Dependency Management
Third-party libraries speed up development, but they introduce risk. The Log4j vulnerability in 2021 affected thousands of applications because it lived in a widely-used logging library. Keep dependencies updated. Monitor for security advisories. Remove unused packages.
Code Reviews
Security-focused code reviews catch issues before deployment. Reviewers should check for common vulnerabilities, proper input handling, and adherence to code security techniques. Automated tools help, but human review catches logic flaws that scanners miss.
These practices take time upfront. They save time, and reputation, when they prevent breaches.
Static and Dynamic Code Analysis
Static and dynamic analysis tools automate vulnerability detection. They find issues that manual review might miss.
Static Application Security Testing (SAST) examines source code without running it. These tools scan for patterns that indicate vulnerabilities: hardcoded credentials, SQL injection points, buffer overflows. They run fast and integrate into CI/CD pipelines.
Popular SAST tools include SonarQube, Checkmarx, and Semgrep. Many offer free tiers for open-source projects. Running SAST on every commit catches problems early.
Dynamic Application Security Testing (DAST) tests running applications. DAST tools send malicious inputs and monitor responses. They find vulnerabilities that only appear at runtime, like authentication bypasses and injection flaws.
Combining Both Approaches
Smart teams use both SAST and DAST. Static analysis catches issues during development.

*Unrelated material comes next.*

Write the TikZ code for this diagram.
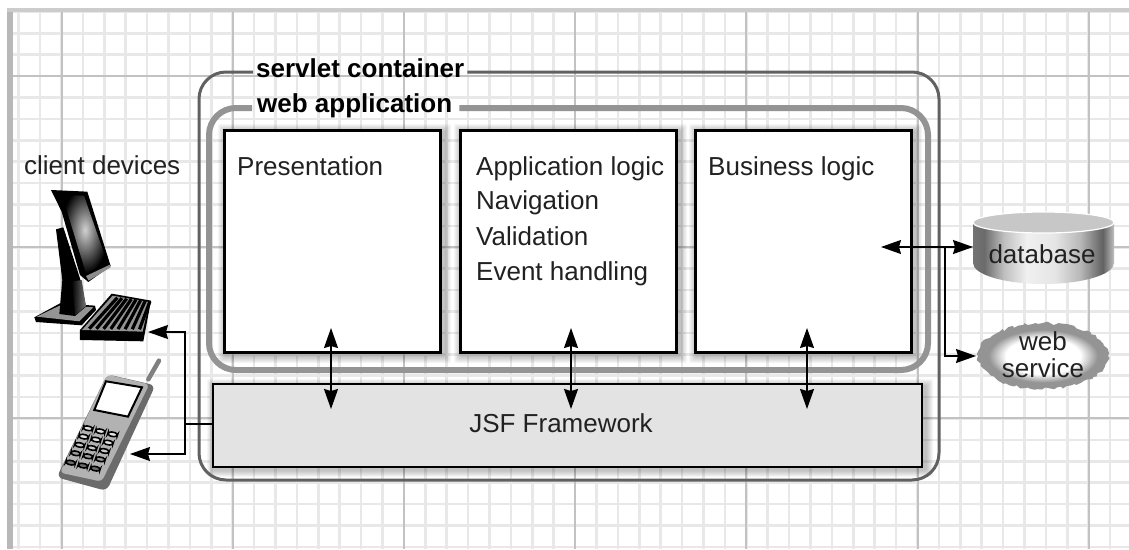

Dynamic analysis verifies that code security techniques work correctly in production-like environments.
Neither approach replaces the other. SAST finds issues in code that DAST can’t reach. DAST finds runtime behaviors that SAST can’t predict. Together, they provide comprehensive coverage.
Integrate these tools into development workflows. Make them part of pull request checks. Block deployments when critical issues appear. Automation enforces code security techniques consistently across teams.